Exil in Krumau und Skandale in Neulengbach
1911 zog er mit seinem Modell Wally Neuzil, die zuvor für Klimt gearbeitet hatte, nach Krumau. Die Stadt wurde für ihn eine künstlerische Inspirationsquelle, doch sein unkonventioneller Lebensstil führte zu Spannungen mit der konservativen Bevölkerung. Schließlich verließ er Krumau und ließ sich in Neulengbach nieder, wo es 1912 zu seiner spektakulären Verhaftung kam. Wegen des Vorwurfs der „Verbreitung unsittlicher Zeichnungen“ verbrachte er 24 Tage in Untersuchungshaft. Diese Erfahrung beeinflusste seine Kunst nachhaltig – Gefängnisskizzen, die während seiner Haftzeit entstanden, reflektieren Isolation und existenzielle Ängste.
Militärdienst und späte Jahre
1915 wurde er in den Kriegsdienst einberufen, konnte aber aufgrund seines Status als Künstler eine eher administrative Rolle übernehmen. Er nutzte diese Zeit, um Offiziere und Kriegsgefangene zu porträtieren. Gleichzeitig entstanden einige seiner kraftvollsten Werke, darunter „Die Eremiten“. Im Frühjahr 1918 erreichte er den Höhepunkt seiner Karriere mit der großen Ausstellung in der Wiener Secession, in der 19 Gemälde und 29 Zeichnungen gezeigt wurden.
Stilmerkmale
- Expressive Linienführung – Scharfkantige, oft gebrochene Linien verleihen seinen Figuren eine nervöse Spannung.
- Übersteigerte Proportionen – Hände und Gliedmaßen wirken überlängt oder abgemagert.

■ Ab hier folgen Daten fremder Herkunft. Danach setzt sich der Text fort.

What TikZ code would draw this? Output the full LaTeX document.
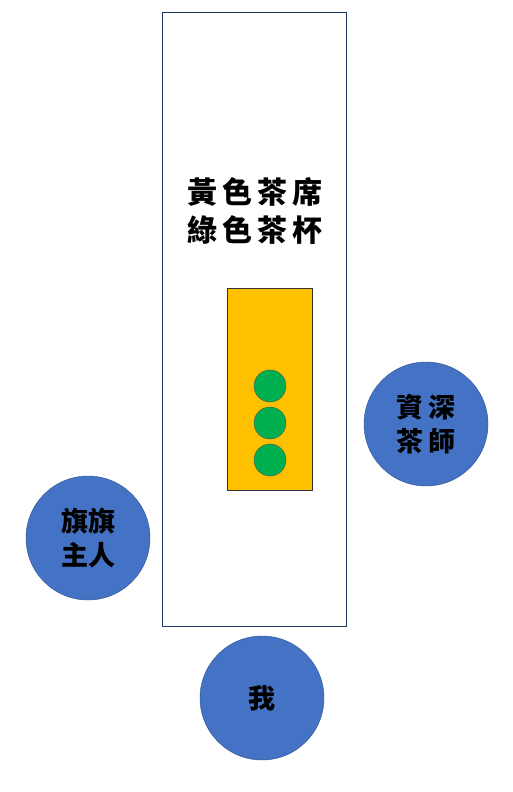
\documentclass[tikz,border=0pt]{standalone}
\usepackage{fontspec}
\newfontfamily\cjk{Noto Sans CJK TC Black}
\usepackage{tikz}
\definecolor{seatblue}{HTML}{4472C4}
\definecolor{seatline}{HTML}{2F528F}
\definecolor{clothgold}{HTML}{FFC000}
\definecolor{cupgreen}{HTML}{00B050}
\definecolor{tableline}{HTML}{1F3864}

\tikzset{
  seat/.style={circle, draw=seatline, fill=seatblue, minimum size=124pt, inner sep=0pt, align=center, font=\cjk\fontsize{27}{34}\selectfont},
  cup/.style={circle, draw=black!70, fill=cupgreen, minimum size=32pt, inner sep=0pt}
}

\begin{document}
\begin{tikzpicture}[x=1pt, y=-1pt]
  \useasboundingbox (0,0) rectangle (513,792);

  % the long table
  \coordinate(t1) at (162,12);
  \coordinate(t2) at (346,626);
  \draw[tableline, line width=0.8pt, fill=white] (t1) rectangle (t2);

  % the yellow tea cloth
  \coordinate(c1) at (227,288);
  \coordinate(c2) at (312,490);
  \draw[black!80, line width=0.6pt, fill=clothgold] (c1) rectangle (c2);

  % title on the table
  \node(title) at (255,211) [align=center, font=\cjk\fontsize{30}{38}\selectfont] {黃\,色\,茶\,席\\綠\,色\,茶\,杯};

  % three tea cups
  \node[cup] (cup1) at (270,386) {};
  \node[cup] (cup2) at (270,423) {};
  \node[cup] (cup3) at (270,460) {};

  % the seats
  \node[seat] (host) at (88,538) {旗旗\\主人};
  \node[seat] (master) at (426,424) {資\,深\\茶\,師};
  \node[seat] (me) at (262,698) {\raisebox{-3pt}{我}};
\end{tikzpicture}
\end{document}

- Farbpalette – Gedämpfte Erdtöne, rostige Rottöne und blasse Hautfarben dominieren.
- Psychologische Intensität – Seine Figuren wirken oft melancholisch, gequält oder introspektiv.
- Erotische Direktheit – Besonders seine weiblichen Akte provozierten zu seiner Zeit und wurden als obszön kritisiert.
Techniken und Materialien
Schiele arbeitete bevorzugt mit Gouache, Aquarell und Tinte auf Papier. Seine Zeichnungen entstanden meist in einem fließenden, aber energiegeladenen Stil. Ab 1914 experimentierte er zudem mit Holzschnitten und Radierungen, die ihm neue Ausdrucksmöglichkeiten eröffneten.

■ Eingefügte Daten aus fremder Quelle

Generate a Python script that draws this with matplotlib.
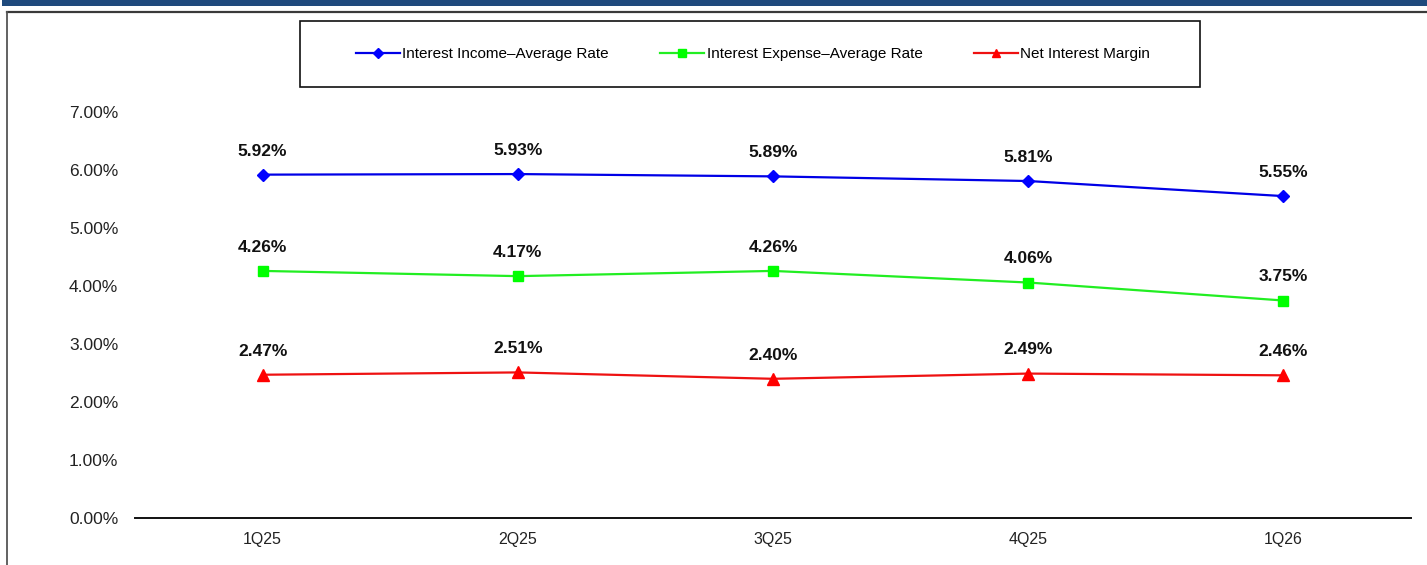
import matplotlib
matplotlib.use("Agg")
import matplotlib.pyplot as plt
from matplotlib.lines import Line2D
from matplotlib.patches import Rectangle
from matplotlib.ticker import FuncFormatter

# ── data ──────────────────────────────────────────────────────────────────────
quarters = ["1Q25", "2Q25", "3Q25", "4Q25", "1Q26"]
income_rate = [5.92, 5.93, 5.89, 5.81, 5.55]
expense_rate = [4.26, 4.17, 4.26, 4.06, 3.75]
net_margin = [2.47, 2.51, 2.40, 2.49, 2.46]

series = [
    ("Interest Income\u2013Average Rate", income_rate, "#0000E6", "#0000FF", "D", 6),
    ("Interest Expense\u2013Average Rate", expense_rate, "#22EE22", "#00FF00", "s", 7),
    ("Net Interest Margin", net_margin, "#EE1111", "#FF0000", "^", 8),
]

plt.rcParams["font.family"] = ["Liberation Sans", "DejaVu Sans"]

W, H = 1427, 565
fig = plt.figure(figsize=(W / 100, H / 100), dpi=100)

# ── slide decoration: blue band and frame ────────────────────────────────────
fig.add_artist(Rectangle((2 / W, 1 - 6 / H), 1, 6 / H, transform=fig.transFigure,
                         facecolor="#1F4A7D", edgecolor="none"))
fig.add_artist(Line2D([6.5 / W, 1], [1 - 11.5 / H, 1 - 11.5 / H],
                      transform=fig.transFigure, color="#3a3a3a", lw=1.6))
fig.add_artist(Line2D([6.5 / W, 6.5 / W], [0, 1 - 11.5 / H],
                      transform=fig.transFigure, color="#555555", lw=1.3))

# ── axes ──────────────────────────────────────────────────────────────────────
ax = fig.add_axes([135 / W, 1 - 518 / H, (1411 - 135) / W, (518 - 112) / H])
x = range(len(quarters))

handles = []
for label, vals, lc, mc, mk, ms in series:
    h, = ax.plot(x, vals, color=lc, lw=1.6, marker=mk, markersize=ms,
                 markerfacecolor=mc, markeredgecolor=mc, label=label)
    handles.append(h)
    for xi, v in zip(x, vals):
        ax.annotate(f"{v:.2f}%", (xi, v), xytext=(0, 17), textcoords="offset points",
                    ha="center", va="center", fontsize=12.5, fontweight="bold",
                    color="#111111")

ax.set_xlim(-0.5, len(quarters) - 0.5)
ax.set_ylim(0, 7)
ax.set_yticks(range(0, 8))
ax.yaxis.set_major_formatter(FuncFormatter(lambda v, p: f"{v:.2f}%"))
ax.set_xticks(list(x))
ax.set_xticklabels(quarters)
ax.tick_params(axis="x", length=0, labelsize=11.5, colors="#222222", pad=10)
ax.tick_params(axis="y", length=0, labelsize=12.5, colors="#222222", pad=12)
for side in ("top", "right", "left"):
    ax.spines[side].set_visible(False)
ax.spines["bottom"].set_color("#111111")
ax.spines["bottom"].set_linewidth(1.4)

# ── legend in a boxed frame above the plot ───────────────────────────────────
leg = fig.legend(handles=handles, loc="center",
                 bbox_to_anchor=(753 / W, 1 - 54 / H), ncol=3, fontsize=11,
                 frameon=False, handlelength=2.9, columnspacing=3.35,
                 handletextpad=0.15, markerscale=0.8)
fig.add_artist(Rectangle((300 / W, 1 - 87 / H), 900 / W, 66 / H,
                         transform=fig.transFigure, facecolor="none",
                         edgecolor="#111111", lw=1.2))

fig.savefig("out.png", dpi=100)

Schieles Einfluss und Vermächtnis
Seine Kunst wurde nach seinem Tod zunehmend anerkannt und beeinflusste viele Künstler der Moderne. Besonders Francis Bacon, Jean-Michel Basquiat und Lucian Freud ließen sich von seiner verzerrten Darstellung des Körpers inspirieren. Auch Oskar Kokoschka, sein Zeitgenosse, übernahm einige Elemente seines expressiven Stils. In Wien gehören das Leopold Museum, die Albertina und das Belvedere zu den wichtigsten Sammlern seiner Werke.
Egon Schiele: Die wichtigsten Fakten
- Geboren am 12. Juni 1890 in Tulln an der Donau.

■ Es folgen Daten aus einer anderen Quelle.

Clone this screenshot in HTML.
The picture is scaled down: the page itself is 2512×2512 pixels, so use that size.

- Studierte an der Akademie der bildenden Künste Wien, verließ sie aber vorzeitig.
- Enge Verbindung zu Gustav Klimt, der ihn förderte.
- Neukunstgruppe als Plattform für seine künstlerischen Ideen gegründet.
- 1912 verhaftet wegen angeblich unsittlicher Zeichnungen.
- Während des Kriegs als Militärzeichner tätig.
- 1918 große Ausstellung in der Wiener Secession.
- Am 31. Oktober 1918 in Wien an der Spanischen Grippe verstorben.
Egon Schiele hinterließ in nur wenigen Jahren ein Werk von großer emotionaler Wucht und radikaler Eigenständigkeit. Seine Kunst ist nicht gefällig, sondern fordert heraus – mit schonungsloser Intimität, verstörender Körperlichkeit und einer Bildsprache, die tief in die psychischen Abgründe seiner Zeit blickt. Schieles Blick auf den Menschen war gnadenlos offen und zugleich zutiefst sensibel. Was zu Lebzeiten Empörung auslöste, gilt heute als visionär. Seine Fähigkeit, das Innere sichtbar zu machen, macht ihn zu einem der eindringlichsten Künstler des 20. Jahrhunderts. Egon Schiele starb im Alter von 28 Jahren am 31. Oktober 1918 in Wien.